• Work to complete
Line by line, repeat the data below exactly, beginning at the first line and ending at the line with "(0,0) rectangle (885,394);". Omit pictures.

+++ Data excerpt

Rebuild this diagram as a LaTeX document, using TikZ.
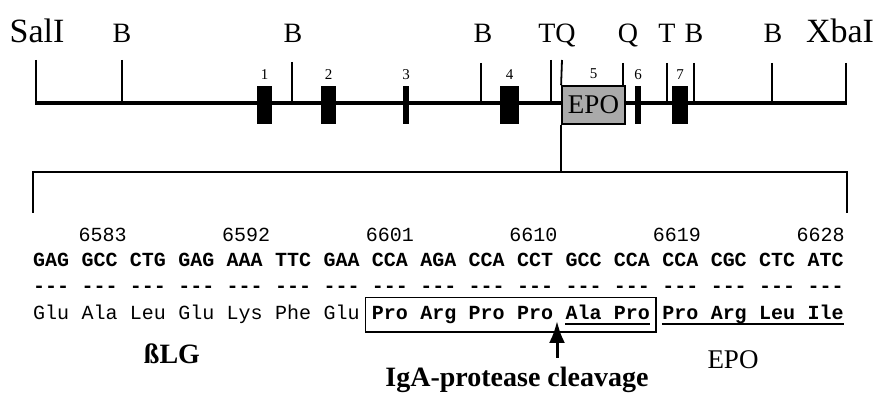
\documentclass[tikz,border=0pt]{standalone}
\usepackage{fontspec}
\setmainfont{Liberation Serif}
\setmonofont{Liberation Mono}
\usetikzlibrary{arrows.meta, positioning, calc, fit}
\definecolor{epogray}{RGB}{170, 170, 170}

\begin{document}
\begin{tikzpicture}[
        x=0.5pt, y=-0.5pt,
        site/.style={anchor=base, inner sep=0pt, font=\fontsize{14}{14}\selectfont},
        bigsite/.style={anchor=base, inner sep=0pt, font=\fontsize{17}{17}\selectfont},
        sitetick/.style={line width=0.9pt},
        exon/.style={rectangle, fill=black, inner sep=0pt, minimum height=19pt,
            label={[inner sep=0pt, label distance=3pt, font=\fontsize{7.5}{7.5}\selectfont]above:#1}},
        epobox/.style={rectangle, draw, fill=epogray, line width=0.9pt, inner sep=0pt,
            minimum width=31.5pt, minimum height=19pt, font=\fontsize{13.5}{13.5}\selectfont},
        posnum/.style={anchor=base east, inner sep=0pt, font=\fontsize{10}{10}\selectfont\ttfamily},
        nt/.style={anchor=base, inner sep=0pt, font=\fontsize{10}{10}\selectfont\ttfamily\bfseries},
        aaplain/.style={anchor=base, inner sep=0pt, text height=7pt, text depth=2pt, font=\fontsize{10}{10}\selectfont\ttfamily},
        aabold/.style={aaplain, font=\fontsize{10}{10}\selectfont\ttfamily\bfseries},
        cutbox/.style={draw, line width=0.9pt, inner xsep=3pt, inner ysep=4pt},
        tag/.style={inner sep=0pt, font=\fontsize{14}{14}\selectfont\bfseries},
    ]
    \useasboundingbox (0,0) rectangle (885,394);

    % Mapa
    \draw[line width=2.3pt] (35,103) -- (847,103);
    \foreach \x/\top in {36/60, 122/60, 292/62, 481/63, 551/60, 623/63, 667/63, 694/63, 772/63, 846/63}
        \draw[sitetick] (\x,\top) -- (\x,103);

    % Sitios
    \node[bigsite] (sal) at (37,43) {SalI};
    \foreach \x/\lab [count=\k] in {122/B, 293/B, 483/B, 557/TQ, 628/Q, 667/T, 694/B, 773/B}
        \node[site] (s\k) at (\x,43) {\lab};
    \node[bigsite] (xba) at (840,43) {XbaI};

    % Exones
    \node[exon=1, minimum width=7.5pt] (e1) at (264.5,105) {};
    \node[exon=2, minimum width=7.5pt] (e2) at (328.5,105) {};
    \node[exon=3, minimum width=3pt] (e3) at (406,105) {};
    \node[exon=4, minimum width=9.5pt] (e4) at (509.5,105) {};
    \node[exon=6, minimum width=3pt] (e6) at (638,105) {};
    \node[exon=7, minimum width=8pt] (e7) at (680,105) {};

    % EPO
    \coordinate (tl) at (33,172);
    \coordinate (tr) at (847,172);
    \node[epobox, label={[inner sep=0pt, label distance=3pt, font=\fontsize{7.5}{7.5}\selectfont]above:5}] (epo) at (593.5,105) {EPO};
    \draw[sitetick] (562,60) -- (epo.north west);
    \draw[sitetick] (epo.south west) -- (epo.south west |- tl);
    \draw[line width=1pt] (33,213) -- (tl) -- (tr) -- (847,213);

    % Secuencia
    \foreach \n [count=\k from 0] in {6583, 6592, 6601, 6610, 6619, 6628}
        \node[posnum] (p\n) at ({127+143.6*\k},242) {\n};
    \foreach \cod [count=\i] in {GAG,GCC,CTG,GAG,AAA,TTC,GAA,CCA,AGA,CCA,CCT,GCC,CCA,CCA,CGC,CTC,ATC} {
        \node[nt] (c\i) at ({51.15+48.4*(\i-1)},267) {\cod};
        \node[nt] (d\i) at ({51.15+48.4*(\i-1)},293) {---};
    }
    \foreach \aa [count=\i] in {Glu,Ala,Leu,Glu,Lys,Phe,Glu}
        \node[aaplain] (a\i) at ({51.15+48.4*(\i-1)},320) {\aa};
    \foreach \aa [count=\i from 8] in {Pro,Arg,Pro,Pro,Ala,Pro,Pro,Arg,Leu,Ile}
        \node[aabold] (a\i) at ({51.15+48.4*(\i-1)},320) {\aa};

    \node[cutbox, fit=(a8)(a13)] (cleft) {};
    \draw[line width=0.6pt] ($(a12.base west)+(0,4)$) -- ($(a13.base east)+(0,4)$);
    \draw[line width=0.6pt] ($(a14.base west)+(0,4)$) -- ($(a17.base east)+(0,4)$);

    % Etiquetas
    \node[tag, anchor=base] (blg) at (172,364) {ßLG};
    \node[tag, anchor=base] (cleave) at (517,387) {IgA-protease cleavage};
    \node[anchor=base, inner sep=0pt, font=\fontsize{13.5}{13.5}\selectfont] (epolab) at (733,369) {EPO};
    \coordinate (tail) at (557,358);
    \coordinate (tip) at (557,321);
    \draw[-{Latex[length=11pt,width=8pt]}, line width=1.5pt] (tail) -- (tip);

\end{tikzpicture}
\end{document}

++++++

• Complete answer
Rebuild this diagram as a LaTeX document, using TikZ.
\documentclass[tikz,border=0pt]{standalone}
\usepackage{fontspec}
\setmainfont{Liberation Serif}
\setmonofont{Liberation Mono}
\usetikzlibrary{arrows.meta, positioning, calc, fit}
\definecolor{epogray}{RGB}{170, 170, 170}

\begin{document}
\begin{tikzpicture}[
        x=0.5pt, y=-0.5pt,
        site/.style={anchor=base, inner sep=0pt, font=\fontsize{14}{14}\selectfont},
        bigsite/.style={anchor=base, inner sep=0pt, font=\fontsize{17}{17}\selectfont},
        sitetick/.style={line width=0.9pt},
        exon/.style={rectangle, fill=black, inner sep=0pt, minimum height=19pt,
            label={[inner sep=0pt, label distance=3pt, font=\fontsize{7.5}{7.5}\selectfont]above:#1}},
        epobox/.style={rectangle, draw, fill=epogray, line width=0.9pt, inner sep=0pt,
            minimum width=31.5pt, minimum height=19pt, font=\fontsize{13.5}{13.5}\selectfont},
        posnum/.style={anchor=base east, inner sep=0pt, font=\fontsize{10}{10}\selectfont\ttfamily},
        nt/.style={anchor=base, inner sep=0pt, font=\fontsize{10}{10}\selectfont\ttfamily\bfseries},
        aaplain/.style={anchor=base, inner sep=0pt, text height=7pt, text depth=2pt, font=\fontsize{10}{10}\selectfont\ttfamily},
        aabold/.style={aaplain, font=\fontsize{10}{10}\selectfont\ttfamily\bfseries},
        cutbox/.style={draw, line width=0.9pt, inner xsep=3pt, inner ysep=4pt},
        tag/.style={inner sep=0pt, font=\fontsize{14}{14}\selectfont\bfseries},
    ]
    \useasboundingbox (0,0) rectangle (885,394);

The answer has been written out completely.